After spending 37 years in jail for a double murder that he didn't commit, Joseph Sledge was finally exonerated and freed from the Columbus County Jail in Whiteville, North Carolina, last Friday.
Sledge, 70, was wrongfully convicted in 1978 on two counts of second-degree murder and sentenced to life in prison for stabbing Josephine Davis and her adult daughter Aileen Davis to death on September 19, 1976.
A three-judge panel unanimously ruled that Sledge was innocent of the killings and ordered him to be released (video below).
"I had confidence in my own self. The self will and the patience," Sledge told reporters. "Patience is the word."
The Associated Press notes that court clerks, who were cleaning out a vault, discovered an envelope containing hair that was found on one of the victims.
The hair was not subjected to DNA testing, which wasn't available in 1978. Sledge was convicted on the basis of the testimony of two prison inmates who claimed Sledge admitted to the murders in jail between 1976 and his trial in 1978.
Sledge filed numerous motions to the court for decades, but was always denied without a hearing.
The North Carolina Innocence Inquiry Commission took Sledge's case in 2013 and referred it to the panel of three judges who heard from a DNA expert who said that none of the hair, DNA and fingerprints found at the double murder scene belonged to Sledge.
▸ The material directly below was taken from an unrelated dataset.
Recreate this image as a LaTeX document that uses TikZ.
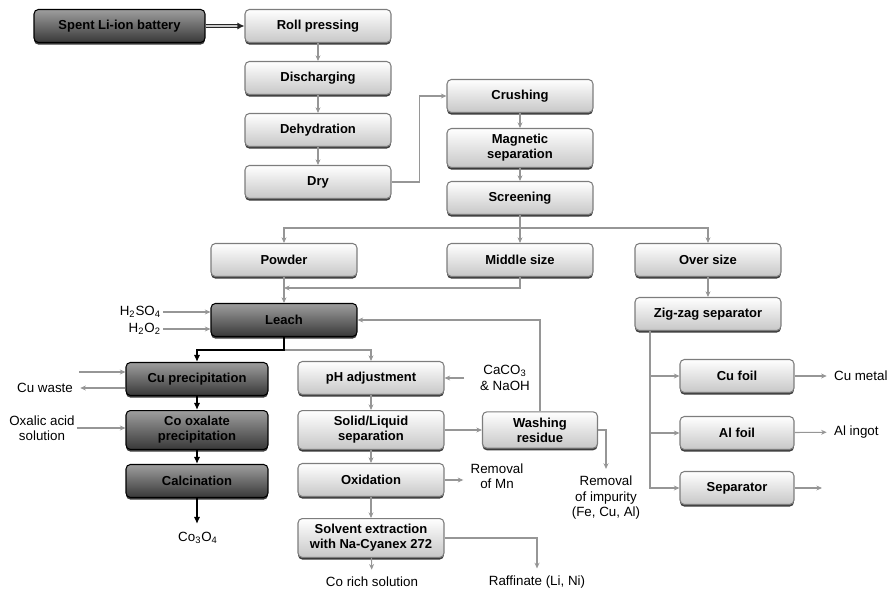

Herman Baker, a jailhouse informant, admitted that he lied in 2013 about his testimony against Sledge in 1978. Baker said he was promised leniency in his drug case and was coached by authorities on what to say. The other inmate recanted his testimony in 1991.
The day before the bodies of mother and daughter were found, Sledge had escaped from a prison work farm where he was serving a four-year sentence for larceny, noted CNN.
"We, the family, are heartbroken by this decision," Catherine Brown, Josephine Davis' granddaughter, said in court.